§ **What is required**: Please write the listing below out again exactly, leaving every picture behind.
•••
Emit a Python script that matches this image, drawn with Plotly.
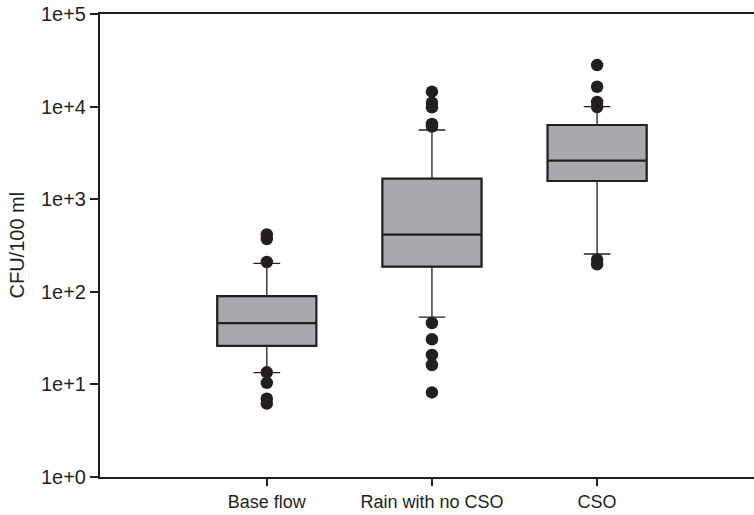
import plotly.graph_objects as go

# Bacterial counts by flow condition (CFU/100 ml)
categories = ["Base flow", "Rain with no CSO", "CSO"]
q1 = [26, 187, 1573]
median = [46, 414, 2605]
q3 = [90, 1665, 6330]
lower_fence = [13.4, 53.4, 256]
upper_fence = [203, 5590, 9970]

# Outlying observations per category
outliers_base = [416, 372, 210, 13.5, 10.4, 7.0, 6.2]
outliers_rain = [14500, 11000, 9820, 6500, 6100, 46, 30.7, 20.8, 16.2, 8.2]
outliers_cso = [28100, 16400, 11200, 9900, 222, 198]

y_tickvals = [1, 10, 100, 1000, 10000, 100000]
y_ticktext = ["1e+0", "1e+1", "1e+2", "1e+3", "1e+4", "1e+5"]

ink = "#231f20"
box_fill = "#a7a9ac"
font_family = "Liberation Sans, Arial, sans-serif"

fig = go.Figure()

# Whiskers and caps (thin strokes)
fig.add_trace(go.Box(
    x=categories,
    q1=q1,
    median=median,
    q3=q3,
    lowerfence=lower_fence,
    upperfence=upper_fence,
    width=0.6,
    whiskerwidth=0.27,
    fillcolor=box_fill,
    line=dict(color=ink, width=1.3),
    boxpoints=False,
    hoverinfo="skip",
    showlegend=False,
))

# Box outline and median drawn again with a heavier stroke
fig.add_trace(go.Box(
    x=categories,
    q1=q1,
    median=median,
    q3=q3,
    lowerfence=q1,
    upperfence=q3,
    width=0.6,
    whiskerwidth=0,
    fillcolor=box_fill,
    line=dict(color=ink, width=2.2),
    boxpoints=False,
    hoverinfo="skip",
    showlegend=False,
))

outlier_x = (
    [categories[0]] * len(outliers_base)
    + [categories[1]] * len(outliers_rain)
    + [categories[2]] * len(outliers_cso)
)
outlier_y = outliers_base + outliers_rain + outliers_cso

fig.add_trace(go.Scatter(
    x=outlier_x,
    y=outlier_y,
    mode="markers",
    marker=dict(color=ink, size=12.5, line=dict(width=0)),
    showlegend=False,
    hoverinfo="skip",
))

fig.update_layout(
    width=754,
    height=515,
    margin=dict(l=100, r=0, t=14, b=38),
    paper_bgcolor="white",
    plot_bgcolor="white",
    font=dict(family=font_family, size=18, color=ink),
    showlegend=False,
    boxmode="overlay",
)

fig.update_xaxes(
    type="category",
    categoryorder="array",
    categoryarray=categories,
    range=[-1.01, 2.95],
    showgrid=False,
    zeroline=False,
    showline=True,
    linecolor=ink,
    linewidth=2,
    mirror=True,
    ticks="outside",
    ticklen=7,
    tickwidth=1.5,
    tickcolor=ink,
    tickfont=dict(size=18, color=ink),
)

fig.update_yaxes(
    type="log",
    range=[0, 5],
    tickvals=y_tickvals,
    ticktext=y_ticktext,
    showgrid=False,
    zeroline=False,
    showline=True,
    linecolor=ink,
    linewidth=2,
    mirror=False,
    ticks="outside",
    ticklen=8,
    tickwidth=1.5,
    tickcolor=ink,
    tickfont=dict(size=20, color=ink),
)

fig.add_annotation(
    text="CFU/100 ml",
    xref="paper",
    yref="paper",
    x=(16 - 100) / 654,
    y=0.5,
    xanchor="center",
    yanchor="middle",
    textangle=-90,
    showarrow=False,
    font=dict(size=20, color=ink, family=font_family),
)

fig.write_html("out.html")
•••
§ **Response to this exercise**:
Emit a Python script that matches this image, drawn with Plotly.
import plotly.graph_objects as go

# Bacterial counts by flow condition (CFU/100 ml)
categories = ["Base flow", "Rain with no CSO", "CSO"]
q1 = [26, 187, 1573]
median = [46, 414, 2605]
q3 = [90, 1665, 6330]
lower_fence = [13.4, 53.4, 256]
upper_fence = [203, 5590, 9970]

# Outlying observations per category
outliers_base = [416, 372, 210, 13.5, 10.4, 7.0, 6.2]
outliers_rain = [14500, 11000, 9820, 6500, 6100, 46, 30.7, 20.8, 16.2, 8.2]
outliers_cso = [28100, 16400, 11200, 9900, 222, 198]

y_tickvals = [1, 10, 100, 1000, 10000, 100000]
y_ticktext = ["1e+0", "1e+1", "1e+2", "1e+3", "1e+4", "1e+5"]

ink = "#231f20"
box_fill = "#a7a9ac"
font_family = "Liberation Sans, Arial, sans-serif"

fig = go.Figure()

# Whiskers and caps (thin strokes)
fig.add_trace(go.Box(
    x=categories,
    q1=q1,
    median=median,
    q3=q3,
    lowerfence=lower_fence,
    upperfence=upper_fence,
    width=0.6,
    whiskerwidth=0.27,
    fillcolor=box_fill,
    line=dict(color=ink, width=1.3),
    boxpoints=False,
    hoverinfo="skip",
    showlegend=False,
))

# Box outline and median drawn again with a heavier stroke
fig.add_trace(go.Box(
    x=categories,
    q1=q1,
    median=median,
    q3=q3,
    lowerfence=q1,
    upperfence=q3,
    width=0.6,
    whiskerwidth=0,
    fillcolor=box_fill,
    line=dict(color=ink, width=2.2),
    boxpoints=False,
    hoverinfo="skip",
    showlegend=False,
))

outlier_x = (
    [categories[0]] * len(outliers_base)
    + [categories[1]] * len(outliers_rain)
    + [categories[2]] * len(outliers_cso)
)
outlier_y = outliers_base + outliers_rain + outliers_cso

fig.add_trace(go.Scatter(
    x=outlier_x,
    y=outlier_y,
    mode="markers",
    marker=dict(color=ink, size=12.5, line=dict(width=0)),
    showlegend=False,
    hoverinfo="skip",
))

fig.update_layout(
    width=754,
    height=515,
    margin=dict(l=100, r=0, t=14, b=38),
    paper_bgcolor="white",
    plot_bgcolor="white",
    font=dict(family=font_family, size=18, color=ink),
    showlegend=False,
    boxmode="overlay",
)

fig.update_xaxes(
    type="category",
    categoryorder="array",
    categoryarray=categories,
    range=[-1.01, 2.95],
    showgrid=False,
    zeroline=False,
    showline=True,
    linecolor=ink,
    linewidth=2,
    mirror=True,
    ticks="outside",
    ticklen=7,
    tickwidth=1.5,
    tickcolor=ink,
    tickfont=dict(size=18, color=ink),
)

fig.update_yaxes(
    type="log",
    range=[0, 5],
    tickvals=y_tickvals,
    ticktext=y_ticktext,
    showgrid=False,
    zeroline=False,
    showline=True,
    linecolor=ink,
    linewidth=2,
    mirror=False,
    ticks="outside",
    ticklen=8,
    tickwidth=1.5,
    tickcolor=ink,
    tickfont=dict(size=20, color=ink),
)

fig.add_annotation(
    text="CFU/100 ml",
    xref="paper",
    yref="paper",
    x=(16 - 100) / 654,
    y=0.5,
    xanchor="center",
    yanchor="middle",
    textangle=-90,
    showarrow=False,
    font=dict(size=20, color=ink, family=font_family),
)

fig.write_html("out.html")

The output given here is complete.